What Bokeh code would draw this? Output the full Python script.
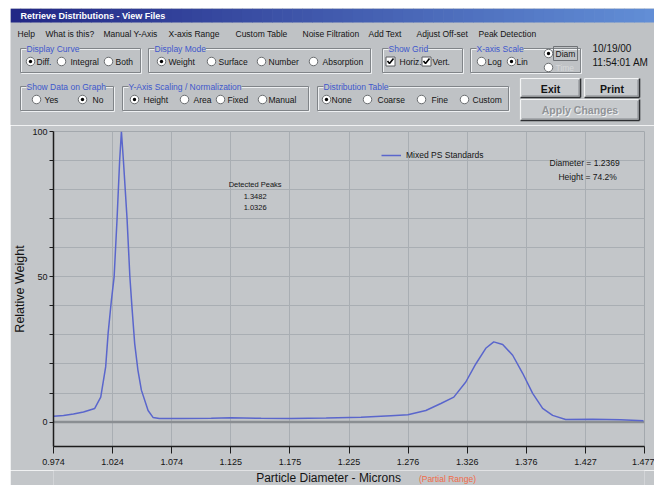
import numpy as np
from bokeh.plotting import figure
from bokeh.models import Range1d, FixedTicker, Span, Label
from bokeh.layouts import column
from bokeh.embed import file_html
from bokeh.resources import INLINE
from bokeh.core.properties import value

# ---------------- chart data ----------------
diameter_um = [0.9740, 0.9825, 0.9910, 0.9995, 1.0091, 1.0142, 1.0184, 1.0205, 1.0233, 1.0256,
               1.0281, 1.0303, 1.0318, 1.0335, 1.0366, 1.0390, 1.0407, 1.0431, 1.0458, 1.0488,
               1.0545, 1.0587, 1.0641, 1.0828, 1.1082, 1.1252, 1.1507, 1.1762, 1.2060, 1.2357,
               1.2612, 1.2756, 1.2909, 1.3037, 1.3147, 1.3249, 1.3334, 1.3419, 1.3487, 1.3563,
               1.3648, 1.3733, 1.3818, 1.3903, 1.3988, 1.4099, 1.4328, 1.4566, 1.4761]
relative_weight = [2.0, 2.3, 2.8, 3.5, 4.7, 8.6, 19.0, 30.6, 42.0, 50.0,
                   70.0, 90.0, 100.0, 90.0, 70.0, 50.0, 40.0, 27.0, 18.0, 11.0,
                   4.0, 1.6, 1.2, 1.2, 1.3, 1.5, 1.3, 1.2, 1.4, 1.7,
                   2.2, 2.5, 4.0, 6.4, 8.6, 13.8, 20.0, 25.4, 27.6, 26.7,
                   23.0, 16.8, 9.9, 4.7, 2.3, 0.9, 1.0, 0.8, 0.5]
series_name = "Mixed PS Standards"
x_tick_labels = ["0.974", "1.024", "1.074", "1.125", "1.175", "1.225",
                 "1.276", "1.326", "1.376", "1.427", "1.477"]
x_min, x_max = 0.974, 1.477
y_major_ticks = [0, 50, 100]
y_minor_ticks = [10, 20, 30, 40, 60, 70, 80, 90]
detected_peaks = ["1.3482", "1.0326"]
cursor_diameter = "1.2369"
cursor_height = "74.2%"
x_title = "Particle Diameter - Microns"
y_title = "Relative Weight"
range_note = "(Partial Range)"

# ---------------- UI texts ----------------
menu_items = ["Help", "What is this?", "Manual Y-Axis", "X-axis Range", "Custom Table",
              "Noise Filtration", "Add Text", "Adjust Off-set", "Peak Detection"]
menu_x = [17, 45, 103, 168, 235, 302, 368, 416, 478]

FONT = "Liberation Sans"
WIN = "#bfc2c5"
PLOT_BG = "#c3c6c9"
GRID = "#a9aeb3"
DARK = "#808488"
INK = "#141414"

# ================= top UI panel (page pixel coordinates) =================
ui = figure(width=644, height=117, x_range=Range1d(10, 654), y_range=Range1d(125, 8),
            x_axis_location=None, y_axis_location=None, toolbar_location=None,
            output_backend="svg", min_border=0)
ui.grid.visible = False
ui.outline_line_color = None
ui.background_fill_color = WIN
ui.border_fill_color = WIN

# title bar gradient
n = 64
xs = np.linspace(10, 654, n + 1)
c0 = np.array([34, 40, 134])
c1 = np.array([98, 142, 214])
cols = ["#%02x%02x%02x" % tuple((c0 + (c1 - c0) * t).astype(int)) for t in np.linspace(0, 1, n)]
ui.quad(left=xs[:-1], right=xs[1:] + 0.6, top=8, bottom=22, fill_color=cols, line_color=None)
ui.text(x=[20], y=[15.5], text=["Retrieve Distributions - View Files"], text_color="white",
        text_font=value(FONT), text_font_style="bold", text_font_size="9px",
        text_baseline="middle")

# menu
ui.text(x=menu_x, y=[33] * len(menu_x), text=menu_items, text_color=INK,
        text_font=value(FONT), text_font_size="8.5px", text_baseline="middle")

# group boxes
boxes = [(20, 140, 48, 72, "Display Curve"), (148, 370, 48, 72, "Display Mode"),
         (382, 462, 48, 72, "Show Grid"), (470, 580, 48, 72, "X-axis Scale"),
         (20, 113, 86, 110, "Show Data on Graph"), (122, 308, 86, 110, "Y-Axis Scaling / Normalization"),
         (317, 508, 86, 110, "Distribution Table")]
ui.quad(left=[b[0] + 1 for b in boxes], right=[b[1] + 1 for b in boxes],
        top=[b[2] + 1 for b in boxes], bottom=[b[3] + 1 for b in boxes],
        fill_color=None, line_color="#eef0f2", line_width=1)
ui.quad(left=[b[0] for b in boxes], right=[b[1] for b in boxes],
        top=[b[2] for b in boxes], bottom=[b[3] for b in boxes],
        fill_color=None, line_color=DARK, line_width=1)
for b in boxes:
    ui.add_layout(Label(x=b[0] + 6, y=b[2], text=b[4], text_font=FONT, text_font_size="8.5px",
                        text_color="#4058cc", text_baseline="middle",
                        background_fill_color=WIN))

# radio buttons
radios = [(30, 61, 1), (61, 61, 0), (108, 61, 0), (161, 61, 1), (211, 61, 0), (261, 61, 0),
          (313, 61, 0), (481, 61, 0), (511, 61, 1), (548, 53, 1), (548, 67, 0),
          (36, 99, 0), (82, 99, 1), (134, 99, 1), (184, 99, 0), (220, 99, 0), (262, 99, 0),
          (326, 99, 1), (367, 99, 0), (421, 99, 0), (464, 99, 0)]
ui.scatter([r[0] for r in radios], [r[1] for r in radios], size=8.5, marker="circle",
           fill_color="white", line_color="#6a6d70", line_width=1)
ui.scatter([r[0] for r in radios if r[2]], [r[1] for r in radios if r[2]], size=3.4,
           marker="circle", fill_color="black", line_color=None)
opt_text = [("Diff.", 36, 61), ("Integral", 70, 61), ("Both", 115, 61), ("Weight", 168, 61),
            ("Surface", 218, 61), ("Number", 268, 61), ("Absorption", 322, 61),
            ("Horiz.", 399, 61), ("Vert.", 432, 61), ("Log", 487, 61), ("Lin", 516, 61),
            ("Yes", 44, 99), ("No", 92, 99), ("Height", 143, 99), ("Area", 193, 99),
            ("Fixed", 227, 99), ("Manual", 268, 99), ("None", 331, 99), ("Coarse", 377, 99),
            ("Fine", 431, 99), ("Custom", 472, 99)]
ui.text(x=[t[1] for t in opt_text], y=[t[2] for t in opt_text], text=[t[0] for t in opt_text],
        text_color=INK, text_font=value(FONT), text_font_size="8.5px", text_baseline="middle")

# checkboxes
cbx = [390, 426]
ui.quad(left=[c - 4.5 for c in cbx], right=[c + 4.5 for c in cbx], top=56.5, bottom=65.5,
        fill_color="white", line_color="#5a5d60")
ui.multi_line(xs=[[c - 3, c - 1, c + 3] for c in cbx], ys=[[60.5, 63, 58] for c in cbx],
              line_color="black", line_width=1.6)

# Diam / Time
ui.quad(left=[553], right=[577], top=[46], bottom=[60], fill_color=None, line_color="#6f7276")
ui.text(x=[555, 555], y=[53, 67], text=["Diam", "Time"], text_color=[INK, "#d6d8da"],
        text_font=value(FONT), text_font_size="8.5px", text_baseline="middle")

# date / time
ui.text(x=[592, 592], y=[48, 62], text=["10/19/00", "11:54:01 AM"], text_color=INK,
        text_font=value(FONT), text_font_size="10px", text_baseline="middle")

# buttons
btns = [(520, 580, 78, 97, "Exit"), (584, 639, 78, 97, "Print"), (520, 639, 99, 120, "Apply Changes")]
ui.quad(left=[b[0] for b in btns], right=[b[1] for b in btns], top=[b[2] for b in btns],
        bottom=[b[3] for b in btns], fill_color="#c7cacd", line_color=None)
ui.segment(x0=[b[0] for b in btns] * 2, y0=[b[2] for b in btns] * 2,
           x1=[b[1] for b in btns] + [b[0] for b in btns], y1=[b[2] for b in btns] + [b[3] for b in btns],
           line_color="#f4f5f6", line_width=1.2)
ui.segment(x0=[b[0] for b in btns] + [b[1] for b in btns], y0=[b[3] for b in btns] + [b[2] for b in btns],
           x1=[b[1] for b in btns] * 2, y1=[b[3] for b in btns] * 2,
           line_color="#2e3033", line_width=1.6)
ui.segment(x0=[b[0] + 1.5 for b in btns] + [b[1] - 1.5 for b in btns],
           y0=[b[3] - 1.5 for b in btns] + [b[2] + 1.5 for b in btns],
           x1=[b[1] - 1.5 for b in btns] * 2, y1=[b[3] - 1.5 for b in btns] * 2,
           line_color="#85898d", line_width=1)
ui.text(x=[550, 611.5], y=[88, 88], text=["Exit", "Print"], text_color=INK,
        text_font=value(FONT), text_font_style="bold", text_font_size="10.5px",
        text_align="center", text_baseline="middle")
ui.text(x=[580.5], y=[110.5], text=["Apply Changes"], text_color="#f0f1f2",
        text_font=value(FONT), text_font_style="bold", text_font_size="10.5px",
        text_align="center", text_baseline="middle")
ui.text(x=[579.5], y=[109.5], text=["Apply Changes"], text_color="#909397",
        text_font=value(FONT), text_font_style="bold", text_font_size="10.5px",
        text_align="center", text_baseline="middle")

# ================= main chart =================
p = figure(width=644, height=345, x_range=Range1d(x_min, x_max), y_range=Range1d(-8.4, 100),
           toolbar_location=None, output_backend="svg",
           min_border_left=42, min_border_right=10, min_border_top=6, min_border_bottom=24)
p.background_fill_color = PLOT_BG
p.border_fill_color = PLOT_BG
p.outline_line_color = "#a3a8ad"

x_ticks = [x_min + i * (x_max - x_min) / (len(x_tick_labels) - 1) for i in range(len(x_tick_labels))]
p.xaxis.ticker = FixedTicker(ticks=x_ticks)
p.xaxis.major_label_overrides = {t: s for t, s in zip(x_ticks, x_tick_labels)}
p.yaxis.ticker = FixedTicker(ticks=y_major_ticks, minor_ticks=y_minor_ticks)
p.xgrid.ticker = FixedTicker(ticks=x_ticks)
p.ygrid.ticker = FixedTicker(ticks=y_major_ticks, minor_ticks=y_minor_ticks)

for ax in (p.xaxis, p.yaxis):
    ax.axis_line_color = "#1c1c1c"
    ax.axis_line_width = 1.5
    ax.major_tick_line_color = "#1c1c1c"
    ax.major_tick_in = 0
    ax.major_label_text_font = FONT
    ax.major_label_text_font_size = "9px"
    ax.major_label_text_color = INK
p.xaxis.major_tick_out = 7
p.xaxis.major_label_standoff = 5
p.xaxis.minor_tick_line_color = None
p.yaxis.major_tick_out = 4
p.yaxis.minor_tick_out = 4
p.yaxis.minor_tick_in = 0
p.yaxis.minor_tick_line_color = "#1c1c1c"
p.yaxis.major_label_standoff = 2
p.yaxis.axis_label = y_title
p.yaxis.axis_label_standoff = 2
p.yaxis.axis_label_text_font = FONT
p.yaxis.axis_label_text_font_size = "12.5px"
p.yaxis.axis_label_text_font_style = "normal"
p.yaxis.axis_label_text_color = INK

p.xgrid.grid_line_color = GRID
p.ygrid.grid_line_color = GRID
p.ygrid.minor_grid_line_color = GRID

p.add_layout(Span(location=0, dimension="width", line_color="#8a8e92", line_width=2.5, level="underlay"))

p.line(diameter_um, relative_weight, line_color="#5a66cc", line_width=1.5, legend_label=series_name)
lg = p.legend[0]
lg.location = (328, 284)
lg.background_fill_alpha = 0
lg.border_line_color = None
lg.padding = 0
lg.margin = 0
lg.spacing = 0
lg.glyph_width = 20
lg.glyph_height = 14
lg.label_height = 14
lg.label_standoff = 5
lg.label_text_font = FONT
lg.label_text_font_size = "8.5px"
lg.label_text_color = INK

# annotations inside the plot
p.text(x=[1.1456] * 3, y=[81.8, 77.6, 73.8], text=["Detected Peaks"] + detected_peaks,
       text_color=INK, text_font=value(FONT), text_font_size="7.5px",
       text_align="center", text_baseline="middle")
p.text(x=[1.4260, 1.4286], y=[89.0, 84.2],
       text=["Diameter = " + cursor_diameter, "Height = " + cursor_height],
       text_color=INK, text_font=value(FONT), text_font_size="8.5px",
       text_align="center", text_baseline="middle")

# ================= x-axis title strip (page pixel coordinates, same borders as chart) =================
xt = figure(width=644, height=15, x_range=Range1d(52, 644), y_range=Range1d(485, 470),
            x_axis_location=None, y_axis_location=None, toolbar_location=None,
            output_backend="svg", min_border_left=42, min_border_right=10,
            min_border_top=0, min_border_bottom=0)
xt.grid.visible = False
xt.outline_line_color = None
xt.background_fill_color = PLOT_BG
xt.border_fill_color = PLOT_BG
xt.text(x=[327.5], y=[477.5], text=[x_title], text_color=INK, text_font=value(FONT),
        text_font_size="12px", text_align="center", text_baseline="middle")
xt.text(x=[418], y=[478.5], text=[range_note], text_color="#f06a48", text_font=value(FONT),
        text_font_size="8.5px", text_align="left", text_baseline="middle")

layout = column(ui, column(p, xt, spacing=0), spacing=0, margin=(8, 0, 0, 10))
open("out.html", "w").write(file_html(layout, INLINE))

...

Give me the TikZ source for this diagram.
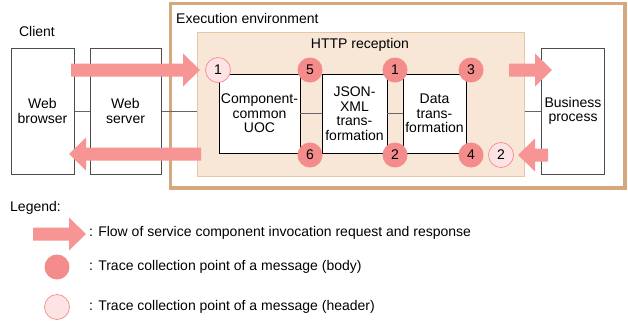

---

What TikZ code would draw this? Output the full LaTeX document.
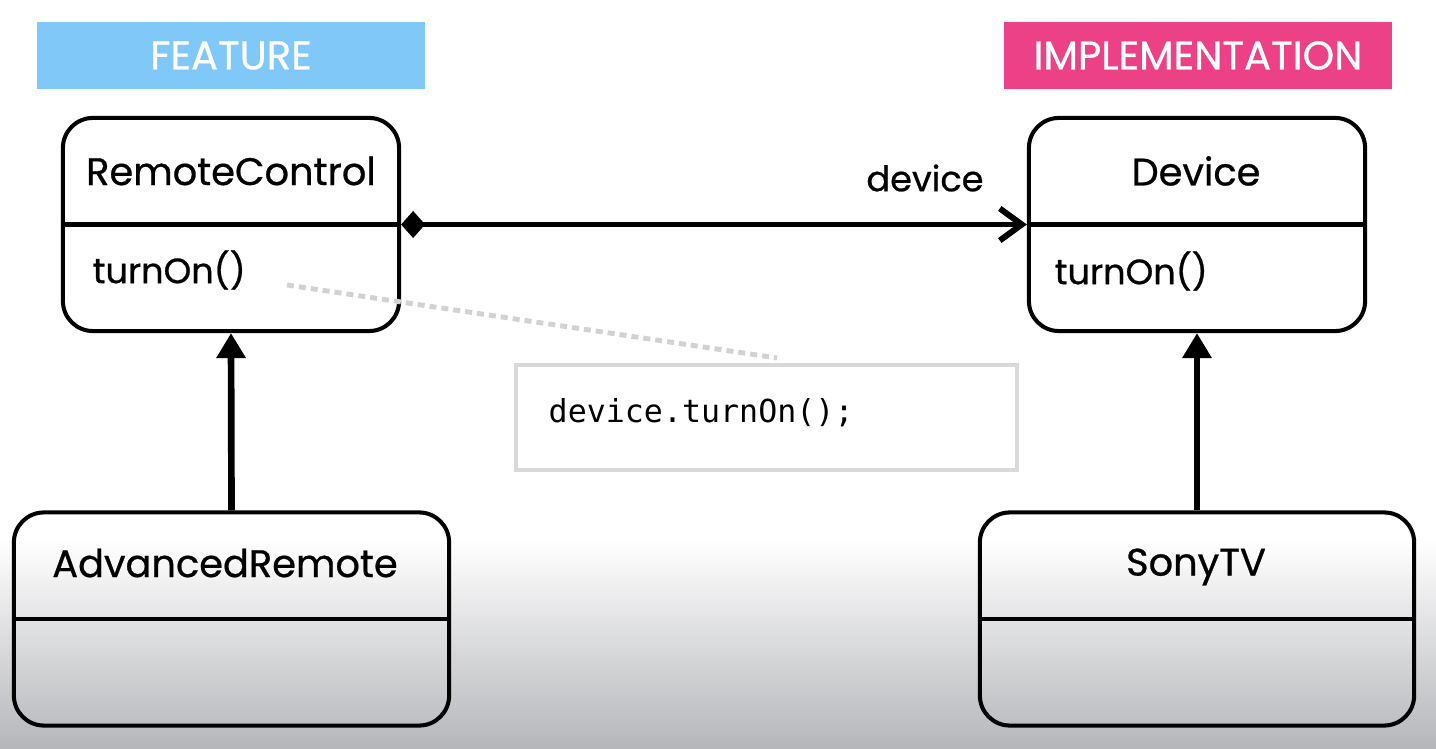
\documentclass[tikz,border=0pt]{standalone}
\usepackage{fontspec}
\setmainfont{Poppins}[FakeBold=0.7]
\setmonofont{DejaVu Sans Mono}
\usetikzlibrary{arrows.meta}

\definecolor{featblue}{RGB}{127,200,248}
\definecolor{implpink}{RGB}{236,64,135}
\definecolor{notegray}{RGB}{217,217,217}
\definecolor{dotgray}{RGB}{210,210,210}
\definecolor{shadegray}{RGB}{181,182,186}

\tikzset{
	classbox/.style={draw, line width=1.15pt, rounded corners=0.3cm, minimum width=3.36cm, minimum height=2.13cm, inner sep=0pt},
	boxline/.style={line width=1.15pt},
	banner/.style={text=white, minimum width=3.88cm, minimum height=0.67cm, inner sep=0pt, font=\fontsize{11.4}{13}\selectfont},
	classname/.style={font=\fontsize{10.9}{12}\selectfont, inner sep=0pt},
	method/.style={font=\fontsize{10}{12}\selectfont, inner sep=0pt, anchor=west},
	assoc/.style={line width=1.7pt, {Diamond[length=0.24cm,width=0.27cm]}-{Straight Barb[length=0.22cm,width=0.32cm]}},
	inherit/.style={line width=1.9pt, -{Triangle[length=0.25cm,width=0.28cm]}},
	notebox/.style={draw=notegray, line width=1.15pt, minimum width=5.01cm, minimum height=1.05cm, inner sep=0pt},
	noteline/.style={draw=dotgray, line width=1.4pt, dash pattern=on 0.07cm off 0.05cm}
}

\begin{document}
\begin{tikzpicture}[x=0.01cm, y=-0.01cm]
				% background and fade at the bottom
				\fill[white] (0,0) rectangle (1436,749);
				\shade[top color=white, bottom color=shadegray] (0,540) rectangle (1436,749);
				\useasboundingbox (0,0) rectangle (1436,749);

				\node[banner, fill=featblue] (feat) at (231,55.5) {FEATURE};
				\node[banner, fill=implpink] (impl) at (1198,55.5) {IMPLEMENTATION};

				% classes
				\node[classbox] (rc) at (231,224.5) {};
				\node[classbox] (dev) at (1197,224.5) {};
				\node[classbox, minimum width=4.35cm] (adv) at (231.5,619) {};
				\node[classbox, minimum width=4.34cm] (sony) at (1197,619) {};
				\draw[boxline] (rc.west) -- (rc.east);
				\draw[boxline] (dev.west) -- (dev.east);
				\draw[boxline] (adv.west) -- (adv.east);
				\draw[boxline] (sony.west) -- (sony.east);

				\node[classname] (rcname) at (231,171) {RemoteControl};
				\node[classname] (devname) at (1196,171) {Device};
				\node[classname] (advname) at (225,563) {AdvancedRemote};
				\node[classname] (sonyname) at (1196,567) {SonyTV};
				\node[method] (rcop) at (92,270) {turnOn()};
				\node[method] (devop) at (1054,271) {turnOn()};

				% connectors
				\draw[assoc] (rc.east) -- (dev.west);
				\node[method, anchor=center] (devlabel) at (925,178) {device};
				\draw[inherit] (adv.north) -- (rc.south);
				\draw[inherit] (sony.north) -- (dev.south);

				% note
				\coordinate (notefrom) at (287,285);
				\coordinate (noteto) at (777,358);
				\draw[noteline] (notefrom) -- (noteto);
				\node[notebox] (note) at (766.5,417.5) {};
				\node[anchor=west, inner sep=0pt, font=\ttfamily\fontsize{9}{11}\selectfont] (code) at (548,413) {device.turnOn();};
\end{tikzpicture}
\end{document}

* Written task *
In the entries above, find each line with the word "full" and copy it.

* Result of this exercise *
What Bokeh code would draw this? Output the full Python script.
What TikZ code would draw this? Output the full LaTeX document.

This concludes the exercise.